The defence industrial strategy began addressing some of these issues when it was introduced in 2005 by proposing longer-term partnering arrangements with major equipment providers. The idea is that longer-term contracts and collaborative relationships with industry flow down through the support chain and enhance its stability and realise efficiencies through closer working, simplification of requirements and clear information flows.
There has, however, been mixed responses to its actual work-in-progress. The commercial director for the Ministry of Defence, Amyas Morse, says he believes the programme is still alive and kicking.
“The defence industrial strategy is not just a bit of paper. It is how we work with the defence industry – as partners and colleagues, solving complex problems in a business-like and open way. So it is important to keep on publishing and developing policy. In fact, during the time since the first defence industrial strategy, we have continued discussions with industry, working on and developing shared policy views,” says Morse.
“I think we have started building a way of working closely in industry and we have made great progress. It is definitely fully open, but on a systems-integrated basis with a lot of our suppliers we could work better together then we do now. If we actually allow information to drive our work together, we will get more efficient and faster than even we are, and we are improving.”
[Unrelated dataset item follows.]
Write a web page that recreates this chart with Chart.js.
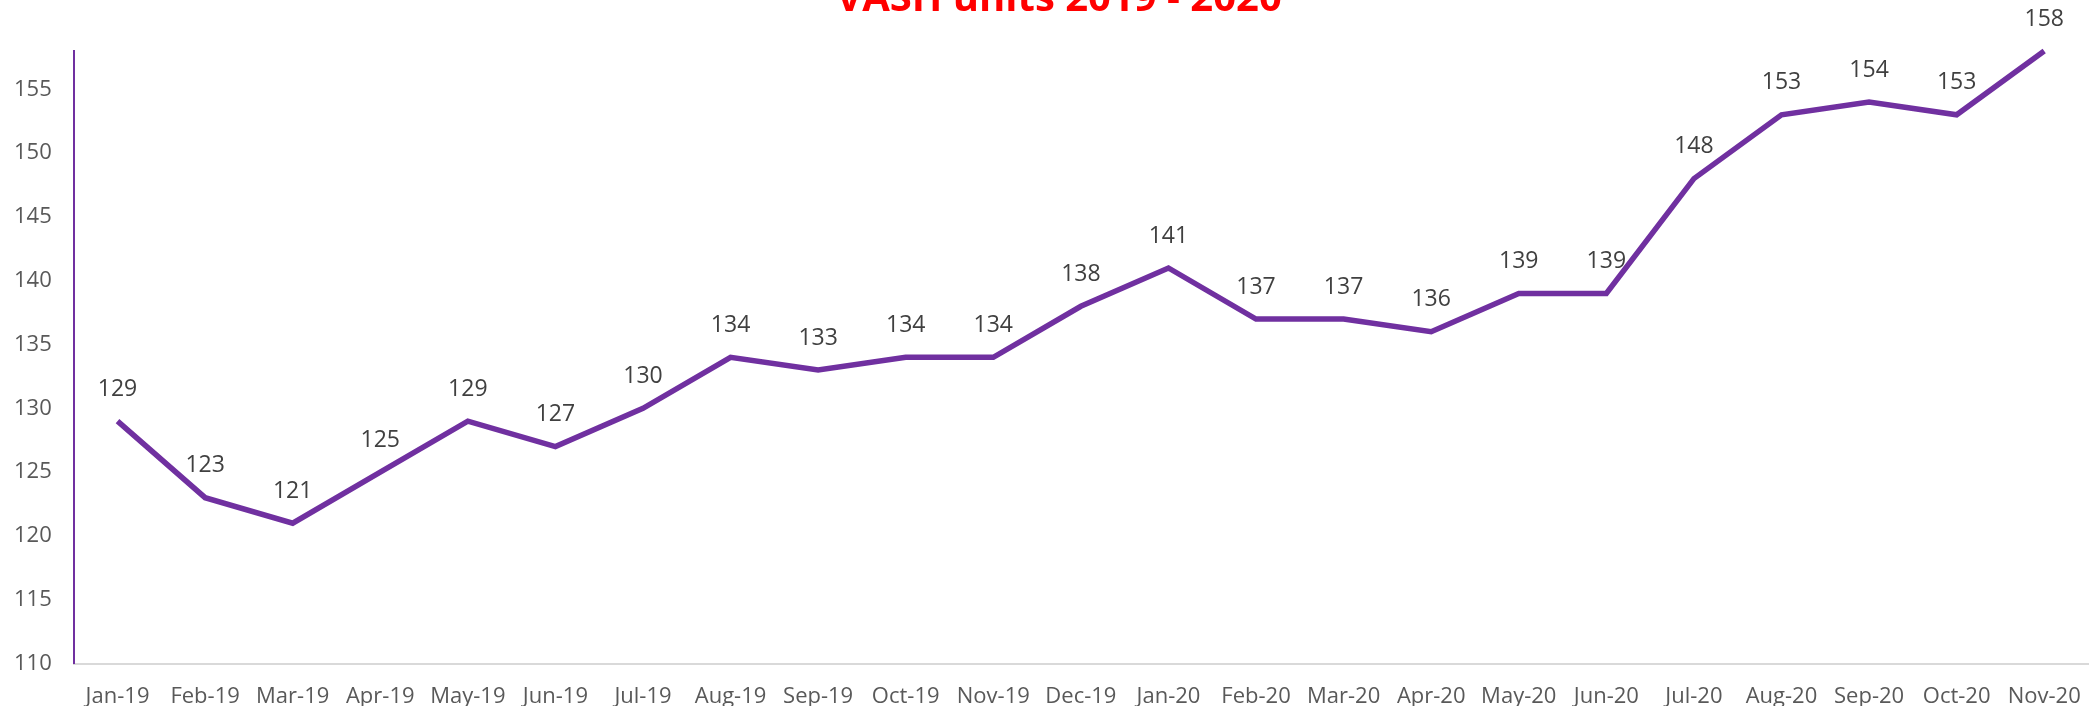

The use of optimised support planning to better understand the forward demand for equipment and spares has also allowed the MoD’s support chain work to progress. Such a system needs to be continuously rolled out across all areas to improve availability across all capabilities.
Evidence of such an approach proving successful can be found with defence ministries in France and The Netherlands, which have understood the need for an integrated approach to planning and are both investing in single enterprise-wide systems.
The DE&S is reportedly considering options through the future logistics information services programme, to integrate the legacy of systems currently in operation. This work is likely to focus on the business intelligence required to improve operations and reduce support costs.
Some sources, however, believe that to simplify, secure and seek efficiencies in the military support chain, further investment is required in the people, the process and the systems. Hutton says he does not feel this is exactly true.
“We have the adequate resources we need to the job. I think if here is one area that is fundamentally critical, where we have to focus our effort and resources, it is the civilian military strategy and the joins between the two. Modern counterinsurgency operations are at the heart of it,” Hutton says.
“The British soldiers are a phenomenal body of people and do a brilliant job, but I think it is joining up this very complicated suite of tools and instruments and policy. That is where the heat is. That is where we have to do better.”